>>>

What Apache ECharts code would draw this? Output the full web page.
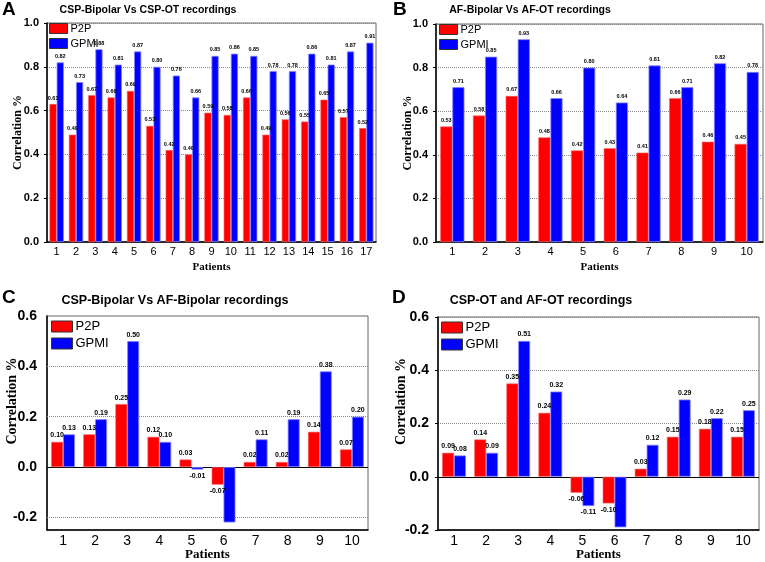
<!DOCTYPE html>
<html><head><meta charset="utf-8">
<script src="https://cdn.jsdelivr.net/npm/echarts@6/dist/echarts.min.js"></script>
<style>html,body{margin:0;padding:0;background:#fff}#c{width:765px;height:562px}</style>
</head><body><div id="c"></div>
<script>
// ---- Data ----
const patientsA = ['1','2','3','4','5','6','7','8','9','10','11','12','13','14','15','16','17'];
const patients10 = ['1','2','3','4','5','6','7','8','9','10'];
const aP2P  = [0.63,0.49,0.67,0.66,0.69,0.53,0.42,0.40,0.59,0.58,0.66,0.49,0.56,0.55,0.65,0.57,0.52];
const aGPMI = [0.82,0.73,0.88,0.81,0.87,0.80,0.76,0.66,0.85,0.86,0.85,0.78,0.78,0.86,0.81,0.87,0.91];
const bP2P  = [0.53,0.58,0.67,0.48,0.42,0.43,0.41,0.66,0.46,0.45];
const bGPMI = [0.71,0.85,0.93,0.66,0.80,0.64,0.81,0.71,0.82,0.78];
const cP2P  = [0.10,0.13,0.25,0.12,0.03,-0.07,0.02,0.02,0.14,0.07];
const cGPMI = [0.13,0.19,0.50,0.10,-0.01,-0.22,0.11,0.19,0.38,0.20];
const dP2P  = [0.09,0.14,0.35,0.24,-0.06,-0.10,0.03,0.15,0.18,0.15];
const dGPMI = [0.08,0.09,0.51,0.32,-0.11,-0.19,0.12,0.29,0.22,0.25];
const titles = ['CSP-Bipolar Vs CSP-OT recordings','AF-Bipolar Vs AF-OT recordings','CSP-Bipolar Vs AF-Bipolar recordings','CSP-OT and AF-OT recordings'];
const letters = ['A','B','C','D'];
const seriesNames = ['P2P','GPMI'];

// ---- Styles ----
const RED = '#ff0000', BLUE = '#0000ff';
const SANS = 'Liberation Sans, Arial, sans-serif';
const SERIF = 'Liberation Serif, Times New Roman, serif';

const panels = [
  {grid:{left:47, top:23, right:389, bottom:320}, cats:patientsA, p:aP2P, g:aGPMI, min:0, max:1, interval:0.2,
   tickFs:11, catFs:11, nameFs:12, lblFs:5.5, legFs:11, legW:18, legH:10, legLeft:49, legTop:23, titleX:148, titleY:5, titleFs:10.5,
   patY:20, yGap:23, yMargin:8, nameShift:0},
  {grid:{left:436, top:24, right:2, bottom:320}, cats:patients10, p:bP2P, g:bGPMI, min:0, max:1, interval:0.2,
   tickFs:11, catFs:11, nameFs:12, lblFs:5.5, legFs:11, legW:18, legH:10, legLeft:439, legTop:24, titleX:530, titleY:5, titleFs:10.5,
   patY:20, yGap:22, yMargin:8, nameShift:0},
  {grid:{left:47, top:316, right:397, bottom:32}, cats:patients10, p:cP2P, g:cGPMI, min:-0.25, max:0.6, interval:0.05,
   tickFs:14, catFs:14, nameFs:14, lblFs:7, legFs:13, legW:21, legH:11, legLeft:51, legTop:320, titleX:175, titleY:294, titleFs:12.5,
   patY:18, yGap:28, yMargin:10, nameShift:44, extraLines:[-0.2,0.2,0.4]},
  {grid:{left:438, top:317, right:6, bottom:32}, cats:patients10, p:dP2P, g:dGPMI, min:-0.2, max:0.6, interval:0.2,
   tickFs:14, catFs:14, nameFs:14, lblFs:7, legFs:13, legW:21, legH:11, legLeft:441, legTop:321, titleX:541, titleY:294, titleFs:12.5,
   patY:18, yGap:30, yMargin:9, nameShift:44}
];
const letterPos = [[2,0],[393,0],[2,288],[392,288]];

const option = {animation:false, backgroundColor:'#fff', title:[], grid:[], xAxis:[], yAxis:[], legend:[], series:[]};

panels.forEach((pn, i) => {
  option.title.push({text:letters[i], left:letterPos[i][0], top:letterPos[i][1],
    textStyle:{fontFamily:SANS, fontWeight:'bold', fontSize:19, color:'#000'}, padding:0});
  option.title.push({text:titles[i], left:pn.titleX, top:pn.titleY, textAlign:'center', padding:0,
    textStyle:{fontFamily:SANS, fontWeight:'bold', fontSize:pn.titleFs, color:'#000'}});
  option.grid.push({left:pn.grid.left, top:pn.grid.top, right:pn.grid.right, bottom:pn.grid.bottom,
    show:true, borderColor:'#666', borderWidth:1, containLabel:false, outerBoundsMode:'none'});
  option.xAxis.push({type:'category', gridIndex:i, data:pn.cats,
    name:'Patients', nameLocation:'middle', nameGap:pn.patY, nameMoveOverlap:false,
    nameTextStyle:{fontFamily:SERIF, fontWeight:'bold', fontSize:pn.nameFs-1, color:'#000'},
    axisLine:{onZero:false, lineStyle:{color:'#000', width:1.5}},
    axisTick:{show:false},
    axisLabel:{fontFamily:SANS, fontSize:pn.catFs, color:'#000', margin:4}});
  const isC = pn.interval < 0.1;
  option.yAxis.push({type:'value', gridIndex:i, min:pn.min, max:pn.max, interval:pn.interval,
    name:'Correlation %', nameLocation:'middle', nameGap:pn.yGap, nameMoveOverlap:false,
    nameTextStyle:{fontFamily:SERIF, fontWeight:'bold', fontSize:pn.nameFs, color:'#000', padding:[0,0,0,pn.nameShift]},
    axisLine:{show:true, lineStyle:{color:'#000', width:1.5}},
    axisTick:{show:!isC, length:3, lineStyle:{color:'#000'}},
    splitLine:{show:!isC, lineStyle:{color:'#888', type:'dotted', width:1}},
    axisLabel:{fontFamily:SANS, fontWeight:'bold', fontSize:pn.tickFs, color:'#000', margin:pn.yMargin,
      formatter: v => {
        const k = v * 5;
        if (Math.abs(k - Math.round(k)) > 1e-6) return '';
        const r = Math.round(k) / 5;
        return (Math.abs(r) < 1e-9 ? 0 : r).toFixed(1);
      }}});
  option.legend.push({orient:'vertical', left:pn.legLeft, top:pn.legTop, padding:0, itemGap:4,
    itemWidth:pn.legW, itemHeight:pn.legH, icon:'rect', data:seriesNames,
    textStyle:{fontFamily:SANS, fontSize:pn.legFs, color:'#000', padding:[0,0,0,-2]},
    itemStyle:{borderColor:'#333', borderWidth:1}});
  const mk = (vals) => vals.map(v => ({value:v, label:{position: v < 0 ? 'bottom' : 'top', show: v >= pn.min + 0.05}}));
  const lblStyle = {show:true, fontFamily:SANS, fontWeight:'bold', fontSize:pn.lblFs, color:'#000', distance:3,
    formatter: p => p.value.toFixed(2)};
  const markLines = [{yAxis:0, lineStyle:{color:'#000', type:'solid', width:1}}];
  (pn.extraLines || []).forEach(y => markLines.push({yAxis:y, lineStyle:{color:'#888', type:'dotted', width:1}}));
  option.series.push({name:'P2P', type:'bar', xAxisIndex:i, yAxisIndex:i, data:mk(pn.p),
    barWidth:'37%', barGap:'0%', itemStyle:{color:RED, borderColor:'#ff6666', borderWidth:0.6},
    label:lblStyle,
    markLine: pn.min < 0 ? {silent:true, symbol:'none', label:{show:false}, data:markLines, z:1} : undefined});
  option.series.push({name:'GPMI', type:'bar', xAxisIndex:i, yAxisIndex:i, data:mk(pn.g),
    barWidth:'37%', barGap:'0%', itemStyle:{color:BLUE, borderColor:'#8080ff', borderWidth:0.8},
    label:lblStyle});
});

const chart = echarts.init(document.getElementById('c'), null, {renderer:'canvas'});
chart.setOption(option);
</script></body></html>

<<<

■ **WORK REQUIRED**
In this exercise, set down all of the data exactly, without the pictures.

■ **TASK ANSWER**
What Apache ECharts code would draw this? Output the full web page.
<!DOCTYPE html>
<html><head><meta charset="utf-8">
<script src="https://cdn.jsdelivr.net/npm/echarts@6/dist/echarts.min.js"></script>
<style>html,body{margin:0;padding:0;background:#fff}#c{width:765px;height:562px}</style>
</head><body><div id="c"></div>
<script>
// ---- Data ----
const patientsA = ['1','2','3','4','5','6','7','8','9','10','11','12','13','14','15','16','17'];
const patients10 = ['1','2','3','4','5','6','7','8','9','10'];
const aP2P  = [0.63,0.49,0.67,0.66,0.69,0.53,0.42,0.40,0.59,0.58,0.66,0.49,0.56,0.55,0.65,0.57,0.52];
const aGPMI = [0.82,0.73,0.88,0.81,0.87,0.80,0.76,0.66,0.85,0.86,0.85,0.78,0.78,0.86,0.81,0.87,0.91];
const bP2P  = [0.53,0.58,0.67,0.48,0.42,0.43,0.41,0.66,0.46,0.45];
const bGPMI = [0.71,0.85,0.93,0.66,0.80,0.64,0.81,0.71,0.82,0.78];
const cP2P  = [0.10,0.13,0.25,0.12,0.03,-0.07,0.02,0.02,0.14,0.07];
const cGPMI = [0.13,0.19,0.50,0.10,-0.01,-0.22,0.11,0.19,0.38,0.20];
const dP2P  = [0.09,0.14,0.35,0.24,-0.06,-0.10,0.03,0.15,0.18,0.15];
const dGPMI = [0.08,0.09,0.51,0.32,-0.11,-0.19,0.12,0.29,0.22,0.25];
const titles = ['CSP-Bipolar Vs CSP-OT recordings','AF-Bipolar Vs AF-OT recordings','CSP-Bipolar Vs AF-Bipolar recordings','CSP-OT and AF-OT recordings'];
const letters = ['A','B','C','D'];
const seriesNames = ['P2P','GPMI'];

// ---- Styles ----
const RED = '#ff0000', BLUE = '#0000ff';
const SANS = 'Liberation Sans, Arial, sans-serif';
const SERIF = 'Liberation Serif, Times New Roman, serif';

const panels = [
  {grid:{left:47, top:23, right:389, bottom:320}, cats:patientsA, p:aP2P, g:aGPMI, min:0, max:1, interval:0.2,
   tickFs:11, catFs:11, nameFs:12, lblFs:5.5, legFs:11, legW:18, legH:10, legLeft:49, legTop:23, titleX:148, titleY:5, titleFs:10.5,
   patY:20, yGap:23, yMargin:8, nameShift:0},
  {grid:{left:436, top:24, right:2, bottom:320}, cats:patients10, p:bP2P, g:bGPMI, min:0, max:1, interval:0.2,
   tickFs:11, catFs:11, nameFs:12, lblFs:5.5, legFs:11, legW:18, legH:10, legLeft:439, legTop:24, titleX:530, titleY:5, titleFs:10.5,
   patY:20, yGap:22, yMargin:8, nameShift:0},
  {grid:{left:47, top:316, right:397, bottom:32}, cats:patients10, p:cP2P, g:cGPMI, min:-0.25, max:0.6, interval:0.05,
   tickFs:14, catFs:14, nameFs:14, lblFs:7, legFs:13, legW:21, legH:11, legLeft:51, legTop:320, titleX:175, titleY:294, titleFs:12.5,
   patY:18, yGap:28, yMargin:10, nameShift:44, extraLines:[-0.2,0.2,0.4]},
  {grid:{left:438, top:317, right:6, bottom:32}, cats:patients10, p:dP2P, g:dGPMI, min:-0.2, max:0.6, interval:0.2,
   tickFs:14, catFs:14, nameFs:14, lblFs:7, legFs:13, legW:21, legH:11, legLeft:441, legTop:321, titleX:541, titleY:294, titleFs:12.5,
   patY:18, yGap:30, yMargin:9, nameShift:44}
];
const letterPos = [[2,0],[393,0],[2,288],[392,288]];

const option = {animation:false, backgroundColor:'#fff', title:[], grid:[], xAxis:[], yAxis:[], legend:[], series:[]};

panels.forEach((pn, i) => {
  option.title.push({text:letters[i], left:letterPos[i][0], top:letterPos[i][1],
    textStyle:{fontFamily:SANS, fontWeight:'bold', fontSize:19, color:'#000'}, padding:0});
  option.title.push({text:titles[i], left:pn.titleX, top:pn.titleY, textAlign:'center', padding:0,
    textStyle:{fontFamily:SANS, fontWeight:'bold', fontSize:pn.titleFs, color:'#000'}});
  option.grid.push({left:pn.grid.left, top:pn.grid.top, right:pn.grid.right, bottom:pn.grid.bottom,
    show:true, borderColor:'#666', borderWidth:1, containLabel:false, outerBoundsMode:'none'});
  option.xAxis.push({type:'category', gridIndex:i, data:pn.cats,
    name:'Patients', nameLocation:'middle', nameGap:pn.patY, nameMoveOverlap:false,
    nameTextStyle:{fontFamily:SERIF, fontWeight:'bold', fontSize:pn.nameFs-1, color:'#000'},
    axisLine:{onZero:false, lineStyle:{color:'#000', width:1.5}},
    axisTick:{show:false},
    axisLabel:{fontFamily:SANS, fontSize:pn.catFs, color:'#000', margin:4}});
  const isC = pn.interval < 0.1;
  option.yAxis.push({type:'value', gridIndex:i, min:pn.min, max:pn.max, interval:pn.interval,
    name:'Correlation %', nameLocation:'middle', nameGap:pn.yGap, nameMoveOverlap:false,
    nameTextStyle:{fontFamily:SERIF, fontWeight:'bold', fontSize:pn.nameFs, color:'#000', padding:[0,0,0,pn.nameShift]},
    axisLine:{show:true, lineStyle:{color:'#000', width:1.5}},
    axisTick:{show:!isC, length:3, lineStyle:{color:'#000'}},
    splitLine:{show:!isC, lineStyle:{color:'#888', type:'dotted', width:1}},
    axisLabel:{fontFamily:SANS, fontWeight:'bold', fontSize:pn.tickFs, color:'#000', margin:pn.yMargin,
      formatter: v => {
        const k = v * 5;
        if (Math.abs(k - Math.round(k)) > 1e-6) return '';
        const r = Math.round(k) / 5;
        return (Math.abs(r) < 1e-9 ? 0 : r).toFixed(1);
      }}});
  option.legend.push({orient:'vertical', left:pn.legLeft, top:pn.legTop, padding:0, itemGap:4,
    itemWidth:pn.legW, itemHeight:pn.legH, icon:'rect', data:seriesNames,
    textStyle:{fontFamily:SANS, fontSize:pn.legFs, color:'#000', padding:[0,0,0,-2]},
    itemStyle:{borderColor:'#333', borderWidth:1}});
  const mk = (vals) => vals.map(v => ({value:v, label:{position: v < 0 ? 'bottom' : 'top', show: v >= pn.min + 0.05}}));
  const lblStyle = {show:true, fontFamily:SANS, fontWeight:'bold', fontSize:pn.lblFs, color:'#000', distance:3,
    formatter: p => p.value.toFixed(2)};
  const markLines = [{yAxis:0, lineStyle:{color:'#000', type:'solid', width:1}}];
  (pn.extraLines || []).forEach(y => markLines.push({yAxis:y, lineStyle:{color:'#888', type:'dotted', width:1}}));
  option.series.push({name:'P2P', type:'bar', xAxisIndex:i, yAxisIndex:i, data:mk(pn.p),
    barWidth:'37%', barGap:'0%', itemStyle:{color:RED, borderColor:'#ff6666', borderWidth:0.6},
    label:lblStyle,
    markLine: pn.min < 0 ? {silent:true, symbol:'none', label:{show:false}, data:markLines, z:1} : undefined});
  option.series.push({name:'GPMI', type:'bar', xAxisIndex:i, yAxisIndex:i, data:mk(pn.g),
    barWidth:'37%', barGap:'0%', itemStyle:{color:BLUE, borderColor:'#8080ff', borderWidth:0.8},
    label:lblStyle});
});

const chart = echarts.init(document.getElementById('c'), null, {renderer:'canvas'});
chart.setOption(option);
</script></body></html>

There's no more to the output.